### What is needed
Each line of the material must be repeated precisely, with the pictures left out.
— Start of Data shown —
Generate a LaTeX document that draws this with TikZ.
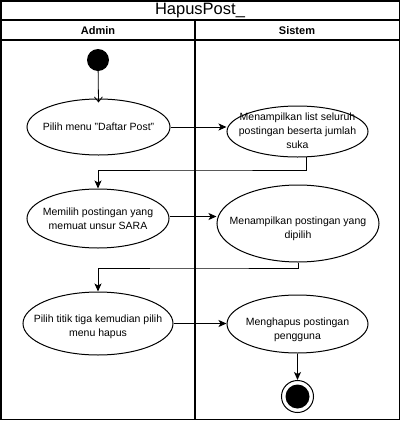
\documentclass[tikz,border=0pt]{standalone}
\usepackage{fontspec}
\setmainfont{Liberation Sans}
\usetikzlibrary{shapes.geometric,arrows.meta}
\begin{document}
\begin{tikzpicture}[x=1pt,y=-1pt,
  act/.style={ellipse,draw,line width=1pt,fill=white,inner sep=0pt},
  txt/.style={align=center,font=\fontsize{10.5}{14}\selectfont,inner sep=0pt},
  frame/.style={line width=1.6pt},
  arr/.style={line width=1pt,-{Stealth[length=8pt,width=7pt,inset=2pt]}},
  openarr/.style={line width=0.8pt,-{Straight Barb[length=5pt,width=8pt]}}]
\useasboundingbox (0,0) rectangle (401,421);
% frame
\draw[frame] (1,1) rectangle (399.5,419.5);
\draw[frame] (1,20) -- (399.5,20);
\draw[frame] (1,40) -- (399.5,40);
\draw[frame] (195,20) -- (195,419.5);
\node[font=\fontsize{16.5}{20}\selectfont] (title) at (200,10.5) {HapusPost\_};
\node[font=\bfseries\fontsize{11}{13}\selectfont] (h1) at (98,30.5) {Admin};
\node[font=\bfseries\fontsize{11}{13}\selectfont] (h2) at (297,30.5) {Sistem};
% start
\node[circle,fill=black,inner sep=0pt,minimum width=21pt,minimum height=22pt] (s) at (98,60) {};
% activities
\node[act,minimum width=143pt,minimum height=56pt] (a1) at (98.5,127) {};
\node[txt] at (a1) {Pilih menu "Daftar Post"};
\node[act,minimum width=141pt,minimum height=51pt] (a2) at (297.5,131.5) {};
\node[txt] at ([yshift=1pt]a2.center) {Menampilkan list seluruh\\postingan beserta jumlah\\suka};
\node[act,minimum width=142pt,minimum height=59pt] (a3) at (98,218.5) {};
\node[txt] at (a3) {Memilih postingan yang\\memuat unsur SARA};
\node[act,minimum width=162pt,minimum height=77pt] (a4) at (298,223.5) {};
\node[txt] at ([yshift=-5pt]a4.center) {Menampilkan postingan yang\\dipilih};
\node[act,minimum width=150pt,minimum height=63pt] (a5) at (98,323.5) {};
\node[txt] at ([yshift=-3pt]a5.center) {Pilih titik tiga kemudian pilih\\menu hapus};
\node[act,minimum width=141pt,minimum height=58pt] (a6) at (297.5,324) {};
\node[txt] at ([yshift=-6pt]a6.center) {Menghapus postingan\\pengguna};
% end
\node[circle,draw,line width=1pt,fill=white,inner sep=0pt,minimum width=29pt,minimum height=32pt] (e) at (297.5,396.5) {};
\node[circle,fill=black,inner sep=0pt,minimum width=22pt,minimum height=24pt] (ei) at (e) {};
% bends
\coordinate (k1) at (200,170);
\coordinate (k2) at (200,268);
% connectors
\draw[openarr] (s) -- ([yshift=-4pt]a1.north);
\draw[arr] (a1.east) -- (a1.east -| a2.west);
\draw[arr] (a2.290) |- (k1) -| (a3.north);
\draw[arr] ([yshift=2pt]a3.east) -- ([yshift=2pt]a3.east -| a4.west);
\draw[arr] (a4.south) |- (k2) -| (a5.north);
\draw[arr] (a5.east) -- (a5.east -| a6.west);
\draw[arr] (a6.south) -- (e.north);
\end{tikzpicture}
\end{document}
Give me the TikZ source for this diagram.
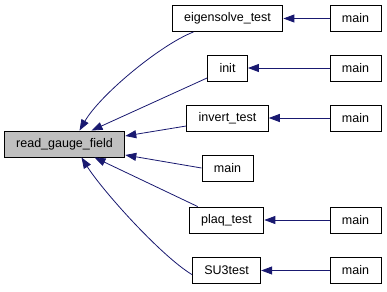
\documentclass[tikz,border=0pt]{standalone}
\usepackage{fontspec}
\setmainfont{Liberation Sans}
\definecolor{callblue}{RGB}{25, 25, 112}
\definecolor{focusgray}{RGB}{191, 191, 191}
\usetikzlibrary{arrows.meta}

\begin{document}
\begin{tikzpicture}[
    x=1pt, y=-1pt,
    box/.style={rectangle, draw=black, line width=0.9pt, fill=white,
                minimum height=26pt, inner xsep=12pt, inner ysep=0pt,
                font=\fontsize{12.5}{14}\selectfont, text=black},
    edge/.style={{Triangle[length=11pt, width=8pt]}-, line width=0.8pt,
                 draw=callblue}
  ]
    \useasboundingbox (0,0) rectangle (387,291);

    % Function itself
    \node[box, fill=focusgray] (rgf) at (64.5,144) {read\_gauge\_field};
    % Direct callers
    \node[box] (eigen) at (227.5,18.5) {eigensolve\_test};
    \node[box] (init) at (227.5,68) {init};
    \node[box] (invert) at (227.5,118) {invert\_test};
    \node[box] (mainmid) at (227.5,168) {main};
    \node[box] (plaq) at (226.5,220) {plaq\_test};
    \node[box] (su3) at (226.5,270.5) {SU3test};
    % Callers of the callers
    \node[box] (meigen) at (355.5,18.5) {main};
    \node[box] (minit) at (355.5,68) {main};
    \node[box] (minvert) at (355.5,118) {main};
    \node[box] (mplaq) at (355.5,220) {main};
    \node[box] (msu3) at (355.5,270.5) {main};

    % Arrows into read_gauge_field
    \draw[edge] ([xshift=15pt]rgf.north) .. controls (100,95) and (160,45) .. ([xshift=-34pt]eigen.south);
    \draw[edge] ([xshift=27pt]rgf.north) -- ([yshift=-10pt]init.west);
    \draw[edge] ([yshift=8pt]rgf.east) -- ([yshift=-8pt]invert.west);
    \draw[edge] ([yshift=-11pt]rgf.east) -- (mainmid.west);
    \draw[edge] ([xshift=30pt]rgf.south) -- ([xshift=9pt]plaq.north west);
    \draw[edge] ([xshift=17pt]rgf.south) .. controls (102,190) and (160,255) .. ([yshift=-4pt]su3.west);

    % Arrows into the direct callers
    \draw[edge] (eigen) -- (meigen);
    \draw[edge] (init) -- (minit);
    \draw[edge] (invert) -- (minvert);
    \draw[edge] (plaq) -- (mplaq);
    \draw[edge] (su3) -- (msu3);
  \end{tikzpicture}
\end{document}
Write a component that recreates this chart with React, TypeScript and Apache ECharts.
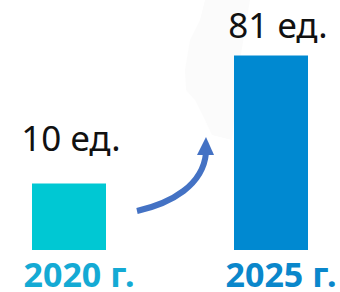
— End of Data shown —
### Answer to this exercise
Generate a LaTeX document that draws this with TikZ.
\documentclass[tikz,border=0pt]{standalone}
\usepackage{fontspec}
\setmainfont{Liberation Sans}
\usetikzlibrary{shapes.geometric,arrows.meta}
\begin{document}
\begin{tikzpicture}[x=1pt,y=-1pt,
  act/.style={ellipse,draw,line width=1pt,fill=white,inner sep=0pt},
  txt/.style={align=center,font=\fontsize{10.5}{14}\selectfont,inner sep=0pt},
  frame/.style={line width=1.6pt},
  arr/.style={line width=1pt,-{Stealth[length=8pt,width=7pt,inset=2pt]}},
  openarr/.style={line width=0.8pt,-{Straight Barb[length=5pt,width=8pt]}}]
\useasboundingbox (0,0) rectangle (401,421);
% frame
\draw[frame] (1,1) rectangle (399.5,419.5);
\draw[frame] (1,20) -- (399.5,20);
\draw[frame] (1,40) -- (399.5,40);
\draw[frame] (195,20) -- (195,419.5);
\node[font=\fontsize{16.5}{20}\selectfont] (title) at (200,10.5) {HapusPost\_};
\node[font=\bfseries\fontsize{11}{13}\selectfont] (h1) at (98,30.5) {Admin};
\node[font=\bfseries\fontsize{11}{13}\selectfont] (h2) at (297,30.5) {Sistem};
% start
\node[circle,fill=black,inner sep=0pt,minimum width=21pt,minimum height=22pt] (s) at (98,60) {};
% activities
\node[act,minimum width=143pt,minimum height=56pt] (a1) at (98.5,127) {};
\node[txt] at (a1) {Pilih menu "Daftar Post"};
\node[act,minimum width=141pt,minimum height=51pt] (a2) at (297.5,131.5) {};
\node[txt] at ([yshift=1pt]a2.center) {Menampilkan list seluruh\\postingan beserta jumlah\\suka};
\node[act,minimum width=142pt,minimum height=59pt] (a3) at (98,218.5) {};
\node[txt] at (a3) {Memilih postingan yang\\memuat unsur SARA};
\node[act,minimum width=162pt,minimum height=77pt] (a4) at (298,223.5) {};
\node[txt] at ([yshift=-5pt]a4.center) {Menampilkan postingan yang\\dipilih};
\node[act,minimum width=150pt,minimum height=63pt] (a5) at (98,323.5) {};
\node[txt] at ([yshift=-3pt]a5.center) {Pilih titik tiga kemudian pilih\\menu hapus};
\node[act,minimum width=141pt,minimum height=58pt] (a6) at (297.5,324) {};
\node[txt] at ([yshift=-6pt]a6.center) {Menghapus postingan\\pengguna};
% end
\node[circle,draw,line width=1pt,fill=white,inner sep=0pt,minimum width=29pt,minimum height=32pt] (e) at (297.5,396.5) {};
\node[circle,fill=black,inner sep=0pt,minimum width=22pt,minimum height=24pt] (ei) at (e) {};
% bends
\coordinate (k1) at (200,170);
\coordinate (k2) at (200,268);
% connectors
\draw[openarr] (s) -- ([yshift=-4pt]a1.north);
\draw[arr] (a1.east) -- (a1.east -| a2.west);
\draw[arr] (a2.290) |- (k1) -| (a3.north);
\draw[arr] ([yshift=2pt]a3.east) -- ([yshift=2pt]a3.east -| a4.west);
\draw[arr] (a4.south) |- (k2) -| (a5.north);
\draw[arr] (a5.east) -- (a5.east -| a6.west);
\draw[arr] (a6.south) -- (e.north);
\end{tikzpicture}
\end{document}
Give me the TikZ source for this diagram.
\documentclass[tikz,border=0pt]{standalone}
\usepackage{fontspec}
\setmainfont{Liberation Sans}
\definecolor{callblue}{RGB}{25, 25, 112}
\definecolor{focusgray}{RGB}{191, 191, 191}
\usetikzlibrary{arrows.meta}

\begin{document}
\begin{tikzpicture}[
    x=1pt, y=-1pt,
    box/.style={rectangle, draw=black, line width=0.9pt, fill=white,
                minimum height=26pt, inner xsep=12pt, inner ysep=0pt,
                font=\fontsize{12.5}{14}\selectfont, text=black},
    edge/.style={{Triangle[length=11pt, width=8pt]}-, line width=0.8pt,
                 draw=callblue}
  ]
    \useasboundingbox (0,0) rectangle (387,291);

    % Function itself
    \node[box, fill=focusgray] (rgf) at (64.5,144) {read\_gauge\_field};
    % Direct callers
    \node[box] (eigen) at (227.5,18.5) {eigensolve\_test};
    \node[box] (init) at (227.5,68) {init};
    \node[box] (invert) at (227.5,118) {invert\_test};
    \node[box] (mainmid) at (227.5,168) {main};
    \node[box] (plaq) at (226.5,220) {plaq\_test};
    \node[box] (su3) at (226.5,270.5) {SU3test};
    % Callers of the callers
    \node[box] (meigen) at (355.5,18.5) {main};
    \node[box] (minit) at (355.5,68) {main};
    \node[box] (minvert) at (355.5,118) {main};
    \node[box] (mplaq) at (355.5,220) {main};
    \node[box] (msu3) at (355.5,270.5) {main};

    % Arrows into read_gauge_field
    \draw[edge] ([xshift=15pt]rgf.north) .. controls (100,95) and (160,45) .. ([xshift=-34pt]eigen.south);
    \draw[edge] ([xshift=27pt]rgf.north) -- ([yshift=-10pt]init.west);
    \draw[edge] ([yshift=8pt]rgf.east) -- ([yshift=-8pt]invert.west);
    \draw[edge] ([yshift=-11pt]rgf.east) -- (mainmid.west);
    \draw[edge] ([xshift=30pt]rgf.south) -- ([xshift=9pt]plaq.north west);
    \draw[edge] ([xshift=17pt]rgf.south) .. controls (102,190) and (160,255) .. ([yshift=-4pt]su3.west);

    % Arrows into the direct callers
    \draw[edge] (eigen) -- (meigen);
    \draw[edge] (init) -- (minit);
    \draw[edge] (invert) -- (minvert);
    \draw[edge] (plaq) -- (mplaq);
    \draw[edge] (su3) -- (msu3);
  \end{tikzpicture}
\end{document}
Write a component that recreates this chart with React, TypeScript and Apache ECharts.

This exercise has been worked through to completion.